Langage, langue et parole

Dans l’ensemble des manifestations du langage, il faut distinguer ce qui relève de l’action individuelle, variable, unique, imprévisible, que Saussure nomme la parole, de ce qui est constant, commun aux sujets parlants, la langue. Le langage, selon Saussure, se compose donc de la langue et de la parole, comme le montre la figure ci-dessous :

 

 

                                                                       Langue

Langage

 

                                                                          Parole                                 

 

                                               

 

 

 

 

 

Opposée à la parole, la langue est un phénomène social, le code commun à tous les membres d’une communauté linguistique (bien qu’il ne soit jamais totalement représenté chez un individu), une pure passivité (un « trésor » déposé chez les sujets). La langue, enfin, est essentielle, nécessaire à la parole, qui à cet égard lui est accessoire.

 

Linguistique externe et interne

Saussure reproche à ses prédécesseurs d’avoir une vision éclatée de la langue, de la concevoir comme une simple nomenclature, une liste d’éléments renvoyant individuellement et de manière indépendante à des objets du monde :

 

 

 

 

 

 

La langue comme nomenclature

Selon cette conception, qui envisage les termes de langue séparément les uns des autres, indépendamment des liens qui les relient, connaître une langue, ce serait connaître les noms permettant de désigner les objets du monde, l’organisation des objets dictant celle des mots.
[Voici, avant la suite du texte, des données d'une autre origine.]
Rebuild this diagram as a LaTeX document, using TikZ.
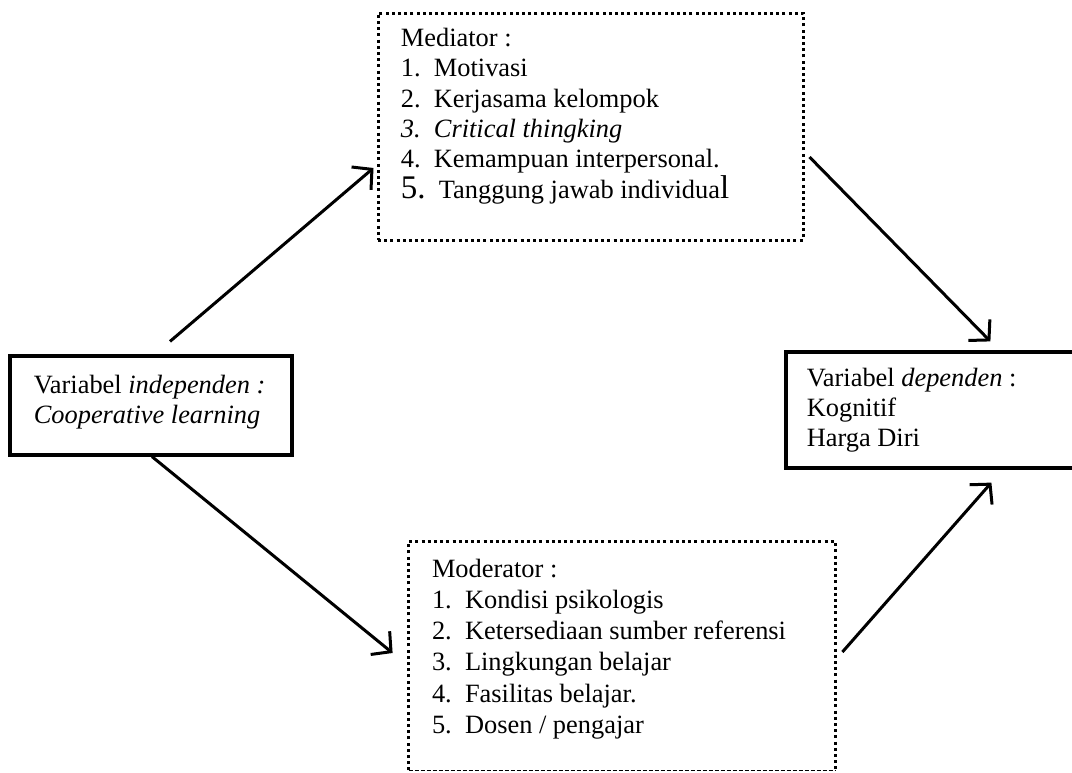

À cette conception, Saussure oppose celle selon laquelle la langue est un tout organisé (ou système), à l’intérieur duquel chaque terme est défini par les relations qu’il entretient avec tous les autres.

 

Système :

Un système au sens structuraliste est un ensemble homogène d’éléments, dont chacun est déterminé, négativement ou différentiellement, par l’ensemble des rapports qu’il entretient avec les autres éléments.

 

Ainsi conçue, la langue peut donner lieu à deux types d’étude. D’un côté, elle peut être mise en relation avec des faits qui lui sont extérieurs (historiques, politiques, sociaux, etc.). Une telle linguistique est une linguistique externe. À l’inverse, une linguistique interne de la langue s’intéresse à ce qui est inhérent au système, à ce qui est susceptible, à un degré quelconque, de changer le système.

 

 

Linguistique synchronique et diachronique

 

Enfin, les différentes langues se caractérisent selon Saussure par leur caractère à la fois stable et instable : d’un côté, toute langue évolue, et d’un autre, elle est toujours, dans la conscience des sujets parlants, dans un certain état.

 

Saussure est amené à poser une nouvelle dichotomie importante, distinguant l’étude synchronique de l’étude diachronique de la langue.

Le point de vue synchronique, que l’on peut représenter (figure ci-dessous) comme une relation entre deux points appartenant à une même époque (A-B), s’intéresse à saisir la langue telle qu’elle se présente à un moment donné virtuellement pour toute la communauté linguistique, c’est-à-dire un état de langue. Le point de vue diachronique privilégie, pour l’étude d’un fait  particulier, le passage d’une époque à l’autre (ici passage de C à D). Les relations selon l’axe A-B sont des relations de simultanéité, celles de C-D des relations de successivité :

 

 

 

 

 

 

 

                                      Axes synchroniques et diachroniques

La langue comme système de signes

Si la langue est un système, quels en sont les éléments ? Pour Saussure, la notion de mot, ambiguë et floue , doit être rejetée au profit du terme de signe. Le « véritable objet de la linguistique est l’étude, interne et synchronique, des systèmes de signes que constituent les états de langue ».

 

Signe, signifiant, signifié

 

Contrairement à ce que suggère la conception de la langue comme nomenclature, qui saisit, séparément les uns des autres, les termes de la langue dans leur lien avec la réalité extralinguistique, « le signe linguistique unit non une chose et un nom, mais un concept et une image acoustique ». Concept et image acoustique sont pour Saussure des entités psychiques, non matérielles. Le signe linguistique est donc une entité psychique, à deux faces, inséparables l’une de l’autre comme le sont les deux faces d’une feuille de papier, et dont aucun des termes ne peut exister sans l’autre (figure ci-dessous). Comme la notion de signe ne s’applique pas seulement au code linguistique oral mais à tout système de signes, Saussure préférera utiliser les termes de signifiant (pour image acoustique) et de signifié (pour concept).